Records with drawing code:
☆ ☆ ☆ ☆ ☆ ☆ ☆
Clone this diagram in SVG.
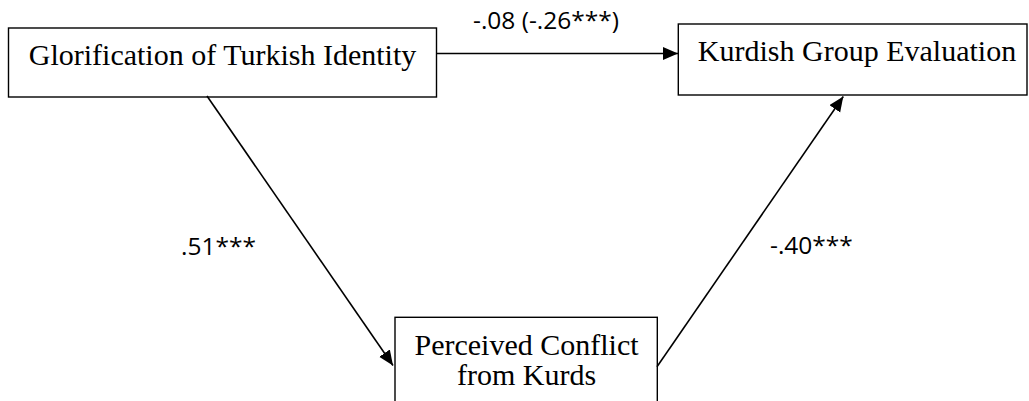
<svg xmlns="http://www.w3.org/2000/svg" width="1029" height="401" viewBox="0 0 1029 401">
<style>
.box{fill:#fff;stroke:#000;stroke-width:1.4}
.nt{font-family:"Liberation Serif","Times New Roman",serif;font-size:30px;fill:#000;text-anchor:middle}
.lbl{font-family:"Open Sans","DejaVu Sans",sans-serif;font-size:24.5px;fill:#000}
.edge{stroke:#000;stroke-width:1.6;fill:none;marker-end:url(#ah)}
</style>
<defs>
<marker id="ah" markerUnits="userSpaceOnUse" markerWidth="16" markerHeight="14" refX="15" refY="6.5" orient="auto">
<path d="M0,0 L15,6.5 L0,13 z" fill="#000"/>
</marker>
</defs>
<rect width="1029" height="401" fill="#fff"/>
<g id="node-glorification">
<rect class="box" x="8.5" y="28" width="428" height="69"/>
<text class="nt" x="222.5" y="65">Glorification of Turkish Identity</text>
</g>
<g id="node-kurdish-eval">
<rect class="box" x="678.3" y="24" width="348.7" height="71"/>
<text class="nt" x="857" y="61">Kurdish Group Evaluation</text>
</g>
<g id="node-perceived-conflict">
<rect class="box" x="395" y="317.3" width="262.3" height="100"/>
<text class="nt" x="526.5" y="355">Perceived Conflict</text>
<text class="nt" x="526.5" y="385">from Kurds</text>
</g>
<g id="connectors">
<line class="edge" x1="436.5" y1="53.5" x2="678" y2="53.5"/>
<line class="edge" x1="207" y1="96" x2="393" y2="365.5"/>
<line class="edge" x1="657" y1="366.7" x2="843.3" y2="96.5"/>
</g>
<g id="labels">
<text class="lbl" x="473" y="28.5">-.08 (-.26***)</text>
<text class="lbl" x="181" y="255">.51***</text>
<text class="lbl" x="770" y="254">-.40***</text>
</g>
</svg>
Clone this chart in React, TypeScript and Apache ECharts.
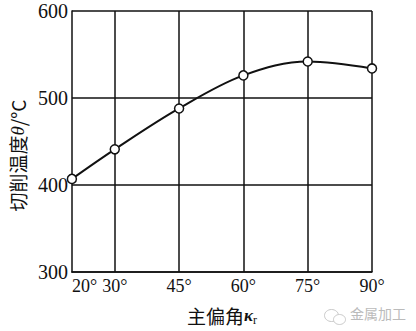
import React, { useEffect, useRef } from "react";
import * as echarts from "echarts";

const angles = [20, 30, 45, 60, 75, 90];
const temps = [407, 441, 488, 526, 542, 534];
const xTickLabels = [20, 30, 45, 60, 75, 90];
const verticalLines = [30, 45, 60, 75, 90];
const yTicks = [300, 400, 500, 600];

export default function App() {
  const ref = useRef<HTMLDivElement>(null);
  useEffect(() => {
    if (!ref.current) return;
    const chart = echarts.init(ref.current, null, { renderer: "svg" });
    const serif = "Liberation Serif";
    const cjk = "Noto Sans CJK SC";
    chart.setOption({
      animation: false,
      backgroundColor: "#ffffff",
      grid: { left: 70, right: 44, top: 11, bottom: 55 },
      xAxis: {
        type: "value",
        min: 20,
        max: 90,
        interval: 5,
        name: "主偏角{k|κ}{r|r}",
        nameLocation: "middle",
        nameGap: 32,
        nameTextStyle: {
          fontFamily: cjk,
          fontSize: 19,
          color: "#111",
          rich: {
            k: { fontFamily: serif, fontStyle: "italic", fontWeight: "bold", fontSize: 17, color: "#111" },
            r: { fontFamily: serif, fontSize: 12, color: "#111", padding: [10, 0, 0, 0] },
          },
        },
        axisLine: { show: true, lineStyle: { color: "#111", width: 1.5 } },
        axisTick: { show: false },
        splitLine: { show: false },
        axisLabel: {
          margin: 5,
          fontFamily: serif,
          fontSize: 18,
          color: "#111",
          alignMinLabel: "left",
          formatter: (v: number) => (xTickLabels.includes(v) ? v + "°" : ""),
        },
      },
      yAxis: {
        type: "value",
        min: yTicks[0],
        max: yTicks[yTicks.length - 1],
        interval: 100,
        name: "切削温度{t|θ}/°C",
        nameLocation: "middle",
        nameRotate: 90,
        nameGap: 43,
        nameTextStyle: {
          fontFamily: cjk,
          fontSize: 19,
          color: "#111",
          padding: [0, 28, 0, 0],
          rich: {
            t: { fontFamily: serif, fontStyle: "italic", fontSize: 19, color: "#111" },
          },
        },
        axisLine: { show: true, lineStyle: { color: "#111", width: 1.5 } },
        axisTick: { show: false },
        splitLine: { show: true, lineStyle: { color: "#111", width: 1.5 } },
        axisLabel: { margin: 4, fontFamily: serif, fontSize: 20, color: "#111" },
      },
      series: [
        {
          type: "line",
          data: angles.map((a, i) => [a, temps[i]]),
          smooth: 0.35,
          symbol: "circle",
          symbolSize: 9,
          itemStyle: { color: "#ffffff", borderColor: "#111", borderWidth: 1.5 },
          lineStyle: { color: "#111", width: 2 },
          z: 5,
          markLine: {
            silent: true,
            symbol: "none",
            label: { show: false },
            lineStyle: { color: "#111", width: 1.5, type: "solid" },
            data: verticalLines.map((v) => ({ xAxis: v })),
            z: 1,
          },
        },
      ],
      graphic: [
        {
          type: "group",
          left: 322,
          top: 307,
          children: [
            { type: "ellipse", shape: { cx: 8, cy: 7, rx: 7, ry: 6 }, style: { fill: "none", stroke: "#c8c8c8", lineWidth: 1 } },
            { type: "ellipse", shape: { cx: 16, cy: 11, rx: 6, ry: 5 }, style: { fill: "#fff", stroke: "#c8c8c8", lineWidth: 1 } },
          ],
        },
        {
          type: "text",
          left: 350,
          top: 306,
          style: { text: "金属加工", fontFamily: cjk, fontSize: 14, fill: "#bbbbbb" },
        },
      ],
    });
    return () => chart.dispose();
  }, []);
  return (
    <div
      ref={ref}
      style={{ position: "fixed", left: 0, top: 0, width: 416, height: 331 }}
    />
  );
}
☆ ☆ ☆ ☆ ☆ ☆ ☆
== WHAT IS EXPECTED ==
Pictures are excluded; repeat every record exactly.

== WORKED ANSWER ==
Clone this diagram in SVG.
<svg xmlns="http://www.w3.org/2000/svg" width="1029" height="401" viewBox="0 0 1029 401">
<style>
.box{fill:#fff;stroke:#000;stroke-width:1.4}
.nt{font-family:"Liberation Serif","Times New Roman",serif;font-size:30px;fill:#000;text-anchor:middle}
.lbl{font-family:"Open Sans","DejaVu Sans",sans-serif;font-size:24.5px;fill:#000}
.edge{stroke:#000;stroke-width:1.6;fill:none;marker-end:url(#ah)}
</style>
<defs>
<marker id="ah" markerUnits="userSpaceOnUse" markerWidth="16" markerHeight="14" refX="15" refY="6.5" orient="auto">
<path d="M0,0 L15,6.5 L0,13 z" fill="#000"/>
</marker>
</defs>
<rect width="1029" height="401" fill="#fff"/>
<g id="node-glorification">
<rect class="box" x="8.5" y="28" width="428" height="69"/>
<text class="nt" x="222.5" y="65">Glorification of Turkish Identity</text>
</g>
<g id="node-kurdish-eval">
<rect class="box" x="678.3" y="24" width="348.7" height="71"/>
<text class="nt" x="857" y="61">Kurdish Group Evaluation</text>
</g>
<g id="node-perceived-conflict">
<rect class="box" x="395" y="317.3" width="262.3" height="100"/>
<text class="nt" x="526.5" y="355">Perceived Conflict</text>
<text class="nt" x="526.5" y="385">from Kurds</text>
</g>
<g id="connectors">
<line class="edge" x1="436.5" y1="53.5" x2="678" y2="53.5"/>
<line class="edge" x1="207" y1="96" x2="393" y2="365.5"/>
<line class="edge" x1="657" y1="366.7" x2="843.3" y2="96.5"/>
</g>
<g id="labels">
<text class="lbl" x="473" y="28.5">-.08 (-.26***)</text>
<text class="lbl" x="181" y="255">.51***</text>
<text class="lbl" x="770" y="254">-.40***</text>
</g>
</svg>
Clone this chart in React, TypeScript and Apache ECharts.
import React, { useEffect, useRef } from "react";
import * as echarts from "echarts";

const angles = [20, 30, 45, 60, 75, 90];
const temps = [407, 441, 488, 526, 542, 534];
const xTickLabels = [20, 30, 45, 60, 75, 90];
const verticalLines = [30, 45, 60, 75, 90];
const yTicks = [300, 400, 500, 600];

export default function App() {
  const ref = useRef<HTMLDivElement>(null);
  useEffect(() => {
    if (!ref.current) return;
    const chart = echarts.init(ref.current, null, { renderer: "svg" });
    const serif = "Liberation Serif";
    const cjk = "Noto Sans CJK SC";
    chart.setOption({
      animation: false,
      backgroundColor: "#ffffff",
      grid: { left: 70, right: 44, top: 11, bottom: 55 },
      xAxis: {
        type: "value",
        min: 20,
        max: 90,
        interval: 5,
        name: "主偏角{k|κ}{r|r}",
        nameLocation: "middle",
        nameGap: 32,
        nameTextStyle: {
          fontFamily: cjk,
          fontSize: 19,
          color: "#111",
          rich: {
            k: { fontFamily: serif, fontStyle: "italic", fontWeight: "bold", fontSize: 17, color: "#111" },
            r: { fontFamily: serif, fontSize: 12, color: "#111", padding: [10, 0, 0, 0] },
          },
        },
        axisLine: { show: true, lineStyle: { color: "#111", width: 1.5 } },
        axisTick: { show: false },
        splitLine: { show: false },
        axisLabel: {
          margin: 5,
          fontFamily: serif,
          fontSize: 18,
          color: "#111",
          alignMinLabel: "left",
          formatter: (v: number) => (xTickLabels.includes(v) ? v + "°" : ""),
        },
      },
      yAxis: {
        type: "value",
        min: yTicks[0],
        max: yTicks[yTicks.length - 1],
        interval: 100,
        name: "切削温度{t|θ}/°C",
        nameLocation: "middle",
        nameRotate: 90,
        nameGap: 43,
        nameTextStyle: {
          fontFamily: cjk,
          fontSize: 19,
          color: "#111",
          padding: [0, 28, 0, 0],
          rich: {
            t: { fontFamily: serif, fontStyle: "italic", fontSize: 19, color: "#111" },
          },
        },
        axisLine: { show: true, lineStyle: { color: "#111", width: 1.5 } },
        axisTick: { show: false },
        splitLine: { show: true, lineStyle: { color: "#111", width: 1.5 } },
        axisLabel: { margin: 4, fontFamily: serif, fontSize: 20, color: "#111" },
      },
      series: [
        {
          type: "line",
          data: angles.map((a, i) => [a, temps[i]]),
          smooth: 0.35,
          symbol: "circle",
          symbolSize: 9,
          itemStyle: { color: "#ffffff", borderColor: "#111", borderWidth: 1.5 },
          lineStyle: { color: "#111", width: 2 },
          z: 5,
          markLine: {
            silent: true,
            symbol: "none",
            label: { show: false },
            lineStyle: { color: "#111", width: 1.5, type: "solid" },
            data: verticalLines.map((v) => ({ xAxis: v })),
            z: 1,
          },
        },
      ],
      graphic: [
        {
          type: "group",
          left: 322,
          top: 307,
          children: [
            { type: "ellipse", shape: { cx: 8, cy: 7, rx: 7, ry: 6 }, style: { fill: "none", stroke: "#c8c8c8", lineWidth: 1 } },
            { type: "ellipse", shape: { cx: 16, cy: 11, rx: 6, ry: 5 }, style: { fill: "#fff", stroke: "#c8c8c8", lineWidth: 1 } },
          ],
        },
        {
          type: "text",
          left: 350,
          top: 306,
          style: { text: "金属加工", fontFamily: cjk, fontSize: 14, fill: "#bbbbbb" },
        },
      ],
    });
    return () => chart.dispose();
  }, []);
  return (
    <div
      ref={ref}
      style={{ position: "fixed", left: 0, top: 0, width: 416, height: 331 }}
    />
  );
}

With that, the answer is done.